### [Source excerpt]
▬▬▬▬▬▬▬▬▬▬
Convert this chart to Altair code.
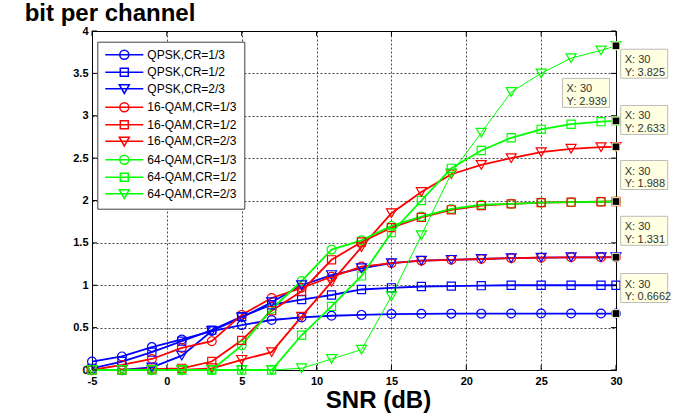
import altair as alt
import pandas as pd

# ---- data -------------------------------------------------------------
snr = [-5, -3, -1, 1, 3, 5, 7, 9, 11, 13, 15, 17, 19, 21, 23, 25, 27, 29, 30]

qpsk_13 = [0.10, 0.16, 0.27, 0.36, 0.46, 0.53, 0.59, 0.62, 0.64, 0.65, 0.66, 0.663, 0.665, 0.665, 0.666, 0.666, 0.666, 0.666, 0.6662]
qpsk_12 = [0.02, 0.10, 0.21, 0.34, 0.47, 0.63, 0.77, 0.83, 0.885, 0.95, 0.97, 0.985, 0.99, 0.995, 1.0, 1.0, 1.0, 1.0, 1.0]
qpsk_23 = [0.0, 0.0, 0.03, 0.17, 0.46, 0.62, 0.80, 1.00, 1.12, 1.20, 1.26, 1.29, 1.30, 1.31, 1.32, 1.325, 1.33, 1.33, 1.331]
qam16_13 = [0.0, 0.06, 0.13, 0.26, 0.34, 0.65, 0.85, 0.97, 1.10, 1.22, 1.26, 1.29, 1.30, 1.31, 1.32, 1.325, 1.33, 1.33, 1.331]
qam16_12 = [0.0, 0.0, 0.01, 0.02, 0.10, 0.35, 0.70, 0.93, 1.30, 1.51, 1.68, 1.80, 1.89, 1.94, 1.96, 1.975, 1.98, 1.985, 1.988]
qam16_23 = [0.0, 0.0, 0.0, 0.0, 0.02, 0.12, 0.21, 0.63, 1.04, 1.45, 1.85, 2.10, 2.31, 2.42, 2.50, 2.57, 2.61, 2.63, 2.633]
qam64_13 = [0.0, 0.0, 0.0, 0.0, 0.0, 0.29, 0.72, 1.05, 1.42, 1.53, 1.70, 1.81, 1.90, 1.95, 1.96, 1.975, 1.98, 1.985, 1.988]
qam64_12 = [0.0, 0.0, 0.0, 0.0, 0.0, 0.0, 0.0, 0.41, 0.75, 1.11, 1.62, 2.00, 2.38, 2.59, 2.74, 2.84, 2.90, 2.93, 2.939]
qam64_23 = [0.0, 0.0, 0.0, 0.0, 0.0, 0.0, 0.0, 0.02, 0.13, 0.24, 0.87, 1.59, 2.32, 2.80, 3.28, 3.50, 3.68, 3.77, 3.825]

series_names = ["QPSK,CR=1/3", "QPSK,CR=1/2", "QPSK,CR=2/3",
                "16-QAM,CR=1/3", "16-QAM,CR=1/2", "16-QAM,CR=2/3",
                "64-QAM,CR=1/3", "64-QAM,CR=1/2", "64-QAM,CR=2/3"]
series_values = [qpsk_13, qpsk_12, qpsk_23, qam16_13, qam16_12, qam16_23,
                 qam64_13, qam64_12, qam64_23]

x_ticks = [-5, 0, 5, 10, 15, 20, 25, 30]
y_ticks = [0, 0.5, 1, 1.5, 2, 2.5, 3, 3.5, 4]

# data tips shown at SNR = 30
tip_x = 30
tip_values = [3.825, 2.939, 2.633, 1.988, 1.331, 0.6662]

# ---- styling ----------------------------------------------------------
series_colors = ["#0000ff"] * 3 + ["#ff0000"] * 3 + ["#00ff00"] * 3
series_markers = ["circle", "square", "triangle-down"] * 3
line_widths = [1.8] * 8 + [1.0]

# legend glyphs: a short line with the marker in the middle (1 unit = 5 px)
marker_glyph = {
    "circle": "M0.9,0A0.9,0.9 0 1,1 -0.9,0A0.9,0.9 0 1,1 0.9,0Z",
    "square": "M-0.8,-0.8H0.8V0.8H-0.8Z",
    "triangle-down": "M-1,-0.8L1,-0.8L0,0.95Z",
}
legend_paths = ["M-3.8,0H3.8" + marker_glyph[m] for m in series_markers]

# placement of each tip box relative to its anchor point, in pixels
tip_box_offsets = [(28.2, 17.9), (-30.0, -28.0), (28.2, -26.9),
                   (28.2, -26.5), (28.2, -26.4), (28.2, -25.5)]
box_w, box_h = 47, 29

FONT = "Liberation Sans"

rows = []
for name, vals, lw, mk, col in zip(series_names, series_values, line_widths,
                                   series_markers, series_colors):
    for s, v in zip(snr, vals):
        rows.append({"series": name, "snr": s, "bits": v, "lw": lw,
                     "marker": mk, "col": col})
df = pd.DataFrame(rows)

xscale = alt.Scale(domain=[-5, 30], nice=False, zero=False)
yscale = alt.Scale(domain=[0, 4], nice=False, zero=False)
color_scale = alt.Scale(domain=series_names, range=series_colors)

xaxis = alt.Axis(
    values=x_ticks, title="SNR (dB)", labelExpr="'' + datum.value",
    grid=True, gridDash=[2, 2], gridColor="black", gridWidth=0.8, gridOpacity=0.9,
    ticks=False, domainColor="black", domainWidth=1,
    labelFont=FONT, labelFontWeight="bold", labelFontSize=11, labelColor="black",
    labelPadding=5, labelOverlap=False, labelFlush=False,
    titleFont=FONT, titleFontSize=24, titleFontWeight="bold", titleColor="black",
    titleX=286, titleY=37.5, titleAlign="center", titleBaseline="alphabetic",
)
yaxis = alt.Axis(
    values=y_ticks, title="bit per channel", labelExpr="format(datum.value, '~g')",
    grid=True, gridDash=[2, 2], gridColor="black", gridWidth=0.8, gridOpacity=0.9,
    ticks=False, domainColor="black", domainWidth=1,
    labelFont=FONT, labelFontWeight="bold", labelFontSize=11, labelColor="black",
    labelPadding=4, labelOverlap=False, labelFlush=False,
    titleFont=FONT, titleFontSize=24, titleFontWeight="bold", titleColor="black",
    titleAngle=0, titleX=17.5, titleY=-11, titleAlign="center", titleBaseline="alphabetic",
)

X = alt.X("snr:Q", scale=xscale, axis=xaxis)
Y = alt.Y("bits:Q", scale=yscale, axis=yaxis)
C = alt.Color("col:N", scale=None)

lines = alt.Chart(df).mark_line().encode(
    x=X, y=Y, color=C,
    strokeWidth=alt.StrokeWidth("lw:Q", scale=None),
    detail="series:N",
)

marker_sizes = {"circle": 78, "square": 66, "triangle-down": 100}
point_layers = [
    alt.Chart(df).transform_filter(alt.datum.marker == mk).mark_point(
        shape=mk, size=marker_sizes[mk], filled=False, strokeWidth=1.2, opacity=1
    ).encode(x=X, y=Y, color=C)
    for mk in ["circle", "square", "triangle-down"]
]

legend_def = alt.Legend(
    title=None, orient="none", legendX=5.3, legendY=10.7, direction="vertical",
    fillColor="white", strokeColor="#404040", padding=7,
    symbolSize=100, symbolStrokeWidth=1.5, symbolOffset=14, symbolFillColor="transparent",
    labelOffset=17, labelFont=FONT, labelFontSize=12, labelColor="black", labelLimit=0,
    rowPadding=2.5,
)
legend_layer = alt.Chart(df).transform_filter("false").mark_point(
    filled=False, opacity=1, size=100, strokeWidth=1.5
).encode(
    x=X, y=Y,
    color=alt.Color("series:N", scale=color_scale, legend=legend_def),
    shape=alt.Shape("series:N", scale=alt.Scale(domain=series_names, range=legend_paths),
                    legend=legend_def),
)

# inward tick marks on all four sides of the frame
xt = pd.DataFrame({"snr": x_ticks})
yt = pd.DataFrame({"bits": y_ticks})
tick_layers = [
    alt.Chart(xt).mark_tick(orient="vertical", size=5, thickness=1, color="black",
                            opacity=1, yOffset=-2.5).encode(x=X, y=alt.datum(0, scale=yscale)),
    alt.Chart(xt).mark_tick(orient="vertical", size=5, thickness=1, color="black",
                            opacity=1, yOffset=2.5).encode(x=X, y=alt.datum(4, scale=yscale)),
    alt.Chart(yt).mark_tick(orient="horizontal", size=5, thickness=1, color="black",
                            opacity=1, xOffset=2.5).encode(y=Y, x=alt.datum(-5, scale=xscale)),
    alt.Chart(yt).mark_tick(orient="horizontal", size=5, thickness=1, color="black",
                            opacity=1, xOffset=-2.5).encode(y=Y, x=alt.datum(30, scale=xscale)),
]

tip_layers = []
for v, (dx, dy) in zip(tip_values, tip_box_offsets):
    tdf = pd.DataFrame({"snr": [tip_x], "bits": [v]})
    box_path = "M{:.2f},{:.2f}h{:.2f}v{:.2f}h{:.2f}Z".format(
        (dx - box_w / 2) / 5, (dy - box_h / 2) / 5, box_w / 5, box_h / 5, -box_w / 5)
    box = alt.Chart(tdf).mark_point(
        shape=box_path, size=100, filled=True, fill="#ffffe1", stroke="#bcbcbc",
        strokeWidth=1, opacity=1,
    ).encode(x=X, y=Y)
    left = dx - box_w / 2 + 4
    line1 = alt.Chart(tdf).mark_text(
        align="left", baseline="middle", dx=left, dy=dy - 3.5,
        font=FONT, fontSize=11, color="#333333",
    ).encode(x=X, y=Y, text=alt.value("X: {}".format(tip_x)))
    line2 = alt.Chart(tdf).mark_text(
        align="left", baseline="middle", dx=left, dy=dy + 8.8,
        font=FONT, fontSize=11, color="#333333",
    ).encode(x=X, y=Y, text=alt.value("Y: {}".format(v)))
    anchor = alt.Chart(tdf).mark_square(
        size=60, color="black", stroke="#ffffd0", strokeWidth=1, opacity=1,
    ).encode(x=X, y=Y)
    tip_layers += [box, line1, line2, anchor]

chart = alt.layer(
    lines, *point_layers, legend_layer, *tick_layers, *tip_layers
).properties(
    width=524, height=339,
    padding={"left": 92, "top": 31, "right": 62, "bottom": 46},
    autosize=alt.AutoSizeParams(type="none"),
).configure(
    background="white",
).configure_view(
    stroke="black", strokeWidth=1,
)

chart.save("out.html", embed_options={"renderer": "svg", "actions": False})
▬▬▬▬▬▬▬▬▬▬
### [What is asked]
Pictures stay out. Repeat only the lines from the beginning of the data through the line that has "27, 29, 30]".

### [Solution to this problem]
Convert this chart to Altair code.
import altair as alt
import pandas as pd

# ---- data -------------------------------------------------------------
snr = [-5, -3, -1, 1, 3, 5, 7, 9, 11, 13, 15, 17, 19, 21, 23, 25, 27, 29, 30]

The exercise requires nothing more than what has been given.